Luo Longji was a political scientist and life-long advocate for human rights who graduated from Colombia University in 1928. He was attacked during the Anti-Rightist Campaign of 1957-1959 and repeatedly persecuted until his death, on the eve of the Cultural Revolution.

Fei Xiaotong was an influential anthropologist and sociologist. His views on ethnic policy have played an important role in the People’s Republic of China. A victim of the Anti-Rightist Campaign as well, Fei was later struggled against during the Cultural Revolution. Rehabilitated in 1980, he served as one of the judges at the trial of the Gang of Four.]

Although I had been working in Beijing all along, I’d had no occasion to encounter the Organisation Department of the Central Committee. One evening, when we were holding a branch Livelihood Meeting (Party meetings at the time were always held in the evening, so as not to interfere with work), out of the blue someone moved the motion that I be asked to state my understanding of my younger brother’s case, since he had been named as a Big Rightest in the Organisation Department and was presently being struggled against. At the time, I knew nothing of his circumstances and was stunned by the motion, though the meeting soon moved on to other topics. Later on, once the Organisation Department had reined things in, the matter was clarified and then closed. When I asked him about it sometime later, he said: “I simply confessed.” (Memoir of Bao Tong’s elder sister, Wu Linghua)

During the Cultural Revolution, three people were accused of having shielded me during the Anti-Rightist Movement of 1957, something that supposedly allowed me “to wriggle through the net” [that is, avoided punishment]. They were An Ziwen 安子文 (1909-1980), minister of the department, Liu Zhiyan 劉植岩 (1918-1967), head of the Cadre Management Directorate, and director of the Research Office, Zhao Han 趙漢. I believe that it might have been quite possible that Liu Zhiyan had indeed protected me since he was always very solicitous of me. But, my first encounter with Zhao Han was in 1958 and I didn’t meet An Ziwen until 1960, it seems very unlikely that they would have tried to shield me from attack in 1957. Regardless of whomsoever did shield me, in January 1958, the Organisation Department made an official determination that although I had been found guilty of harbouring serious rightist tendencies, I should be treated leniently and not punished [as a Rightist, that is, purged, exiled or jailed]. Regardless, I was soon sent off with some thirty other cadres who were similarly deemed to be in need of “tempering and reform” [through physical labour]. Zhao Han went with us. (Autobiography)

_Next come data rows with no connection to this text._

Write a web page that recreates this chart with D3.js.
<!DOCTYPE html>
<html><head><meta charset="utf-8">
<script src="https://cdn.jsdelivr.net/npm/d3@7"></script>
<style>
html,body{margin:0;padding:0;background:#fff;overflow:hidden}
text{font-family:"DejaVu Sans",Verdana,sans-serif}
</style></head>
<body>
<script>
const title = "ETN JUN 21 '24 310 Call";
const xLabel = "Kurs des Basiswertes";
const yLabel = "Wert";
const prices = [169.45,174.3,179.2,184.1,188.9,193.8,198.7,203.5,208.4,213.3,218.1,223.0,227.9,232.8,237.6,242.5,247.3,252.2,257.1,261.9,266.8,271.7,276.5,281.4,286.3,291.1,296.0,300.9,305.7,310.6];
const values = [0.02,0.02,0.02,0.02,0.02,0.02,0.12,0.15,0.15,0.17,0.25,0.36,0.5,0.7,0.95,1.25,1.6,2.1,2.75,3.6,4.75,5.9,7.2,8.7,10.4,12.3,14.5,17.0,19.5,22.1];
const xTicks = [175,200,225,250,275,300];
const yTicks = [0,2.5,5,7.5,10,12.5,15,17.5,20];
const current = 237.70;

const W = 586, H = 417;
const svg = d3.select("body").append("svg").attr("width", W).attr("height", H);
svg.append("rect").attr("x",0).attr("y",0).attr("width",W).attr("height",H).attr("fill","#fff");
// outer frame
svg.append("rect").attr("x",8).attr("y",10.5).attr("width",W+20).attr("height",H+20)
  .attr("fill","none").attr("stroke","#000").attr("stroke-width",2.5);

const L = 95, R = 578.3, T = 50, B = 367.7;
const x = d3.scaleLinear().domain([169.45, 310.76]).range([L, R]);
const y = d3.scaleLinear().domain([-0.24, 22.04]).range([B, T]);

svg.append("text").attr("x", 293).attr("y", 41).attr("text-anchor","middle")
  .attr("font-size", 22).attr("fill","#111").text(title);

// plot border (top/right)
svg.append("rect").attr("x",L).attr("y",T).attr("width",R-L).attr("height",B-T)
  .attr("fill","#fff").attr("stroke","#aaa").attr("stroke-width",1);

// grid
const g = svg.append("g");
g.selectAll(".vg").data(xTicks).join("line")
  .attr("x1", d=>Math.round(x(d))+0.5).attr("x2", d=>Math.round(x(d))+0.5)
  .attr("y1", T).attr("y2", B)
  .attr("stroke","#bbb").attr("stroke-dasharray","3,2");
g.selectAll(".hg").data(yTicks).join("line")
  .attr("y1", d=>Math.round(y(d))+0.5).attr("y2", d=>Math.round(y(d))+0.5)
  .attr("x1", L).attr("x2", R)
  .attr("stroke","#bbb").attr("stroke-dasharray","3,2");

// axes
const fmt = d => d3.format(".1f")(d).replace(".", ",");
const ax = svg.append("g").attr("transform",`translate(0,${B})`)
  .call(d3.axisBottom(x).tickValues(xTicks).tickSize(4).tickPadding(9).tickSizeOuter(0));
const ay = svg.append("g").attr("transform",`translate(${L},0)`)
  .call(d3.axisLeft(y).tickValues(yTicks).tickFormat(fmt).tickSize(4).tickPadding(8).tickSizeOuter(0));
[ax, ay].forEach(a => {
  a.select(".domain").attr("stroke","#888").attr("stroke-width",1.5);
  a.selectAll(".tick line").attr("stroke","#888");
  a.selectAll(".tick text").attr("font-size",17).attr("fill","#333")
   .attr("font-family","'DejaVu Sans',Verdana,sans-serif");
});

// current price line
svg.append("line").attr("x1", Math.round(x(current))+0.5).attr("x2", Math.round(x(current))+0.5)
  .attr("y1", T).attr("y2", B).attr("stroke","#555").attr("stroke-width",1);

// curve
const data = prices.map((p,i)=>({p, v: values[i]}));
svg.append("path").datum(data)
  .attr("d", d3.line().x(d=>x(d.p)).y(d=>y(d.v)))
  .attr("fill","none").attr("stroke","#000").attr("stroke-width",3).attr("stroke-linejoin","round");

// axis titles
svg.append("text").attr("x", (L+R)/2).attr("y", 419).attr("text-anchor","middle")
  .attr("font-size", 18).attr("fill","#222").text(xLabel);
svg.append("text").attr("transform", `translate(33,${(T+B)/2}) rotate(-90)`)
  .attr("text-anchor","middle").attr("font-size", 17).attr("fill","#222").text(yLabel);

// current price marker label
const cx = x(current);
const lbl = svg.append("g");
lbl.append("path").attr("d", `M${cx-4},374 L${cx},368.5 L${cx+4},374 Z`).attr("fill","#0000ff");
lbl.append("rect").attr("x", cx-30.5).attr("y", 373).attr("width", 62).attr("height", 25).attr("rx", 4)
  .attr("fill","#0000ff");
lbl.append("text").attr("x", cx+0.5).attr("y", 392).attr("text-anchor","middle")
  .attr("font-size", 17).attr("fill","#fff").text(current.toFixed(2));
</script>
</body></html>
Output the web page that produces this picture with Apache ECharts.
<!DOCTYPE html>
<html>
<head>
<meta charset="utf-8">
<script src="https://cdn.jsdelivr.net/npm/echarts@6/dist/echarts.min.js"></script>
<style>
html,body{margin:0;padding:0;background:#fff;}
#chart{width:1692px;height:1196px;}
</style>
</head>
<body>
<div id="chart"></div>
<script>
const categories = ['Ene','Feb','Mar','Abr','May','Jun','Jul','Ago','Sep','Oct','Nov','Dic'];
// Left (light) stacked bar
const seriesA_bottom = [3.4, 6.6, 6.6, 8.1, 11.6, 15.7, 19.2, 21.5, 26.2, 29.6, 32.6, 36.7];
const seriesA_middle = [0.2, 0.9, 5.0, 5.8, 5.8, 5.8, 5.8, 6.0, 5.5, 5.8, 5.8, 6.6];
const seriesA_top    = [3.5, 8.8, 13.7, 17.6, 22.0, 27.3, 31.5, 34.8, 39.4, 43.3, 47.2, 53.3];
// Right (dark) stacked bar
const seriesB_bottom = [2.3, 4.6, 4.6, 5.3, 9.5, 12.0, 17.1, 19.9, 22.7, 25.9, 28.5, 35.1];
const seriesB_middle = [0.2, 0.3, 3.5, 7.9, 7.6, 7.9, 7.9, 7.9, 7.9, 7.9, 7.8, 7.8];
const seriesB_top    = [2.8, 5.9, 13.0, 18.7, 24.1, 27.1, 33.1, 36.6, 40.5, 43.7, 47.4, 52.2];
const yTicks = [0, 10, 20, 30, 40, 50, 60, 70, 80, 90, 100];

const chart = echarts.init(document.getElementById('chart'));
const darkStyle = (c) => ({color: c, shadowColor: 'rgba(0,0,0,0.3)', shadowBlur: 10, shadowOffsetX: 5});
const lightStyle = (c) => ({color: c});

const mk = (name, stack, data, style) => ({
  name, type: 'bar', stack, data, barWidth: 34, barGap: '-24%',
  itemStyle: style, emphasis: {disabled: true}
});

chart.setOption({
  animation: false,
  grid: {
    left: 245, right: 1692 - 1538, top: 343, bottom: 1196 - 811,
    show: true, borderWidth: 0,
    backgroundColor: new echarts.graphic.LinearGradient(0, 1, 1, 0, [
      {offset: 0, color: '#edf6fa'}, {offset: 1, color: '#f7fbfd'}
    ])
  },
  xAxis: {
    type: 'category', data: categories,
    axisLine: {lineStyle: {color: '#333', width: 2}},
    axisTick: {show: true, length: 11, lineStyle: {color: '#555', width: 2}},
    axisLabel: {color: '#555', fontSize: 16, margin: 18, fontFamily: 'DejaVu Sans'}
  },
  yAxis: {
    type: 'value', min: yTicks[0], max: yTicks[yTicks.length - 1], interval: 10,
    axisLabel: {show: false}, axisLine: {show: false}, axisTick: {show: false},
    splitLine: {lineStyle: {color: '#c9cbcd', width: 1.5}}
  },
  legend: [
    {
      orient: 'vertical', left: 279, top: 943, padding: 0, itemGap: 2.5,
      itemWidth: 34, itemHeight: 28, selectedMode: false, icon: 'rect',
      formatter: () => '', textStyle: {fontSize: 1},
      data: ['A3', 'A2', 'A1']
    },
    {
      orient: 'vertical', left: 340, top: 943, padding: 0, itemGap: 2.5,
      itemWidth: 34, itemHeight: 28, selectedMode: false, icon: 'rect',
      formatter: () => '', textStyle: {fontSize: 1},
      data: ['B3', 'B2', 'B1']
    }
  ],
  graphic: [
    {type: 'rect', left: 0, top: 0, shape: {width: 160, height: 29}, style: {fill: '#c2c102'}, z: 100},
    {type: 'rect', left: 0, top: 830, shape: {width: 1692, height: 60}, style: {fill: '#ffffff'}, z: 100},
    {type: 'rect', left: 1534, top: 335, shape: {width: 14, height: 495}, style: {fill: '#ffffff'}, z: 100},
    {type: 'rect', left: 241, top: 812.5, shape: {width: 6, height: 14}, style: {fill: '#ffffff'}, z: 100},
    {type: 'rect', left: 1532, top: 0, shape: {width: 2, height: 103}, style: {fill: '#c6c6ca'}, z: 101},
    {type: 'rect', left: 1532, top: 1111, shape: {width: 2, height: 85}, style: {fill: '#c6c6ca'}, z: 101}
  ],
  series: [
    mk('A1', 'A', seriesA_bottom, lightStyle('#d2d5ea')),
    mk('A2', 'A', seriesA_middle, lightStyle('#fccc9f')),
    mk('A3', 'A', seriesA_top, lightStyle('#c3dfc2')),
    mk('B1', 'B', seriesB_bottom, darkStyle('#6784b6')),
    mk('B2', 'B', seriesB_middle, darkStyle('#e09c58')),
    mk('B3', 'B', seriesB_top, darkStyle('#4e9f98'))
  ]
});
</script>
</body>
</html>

[Note 17: Having joined the CCP in 1927, after 1949 An Ziwen held a series of important party-state posts and he was a member of the party’s Central Committee. Dismissed and persecuted during the Cultural Revolution as a counter-revolutionary, he was rehabilitated in 1978.

Liu Zhiyan held a number of important government posts until his arrest as a counter-revolutionary in 1966. He jumped to his death from the building in Sichuan where he was being held.]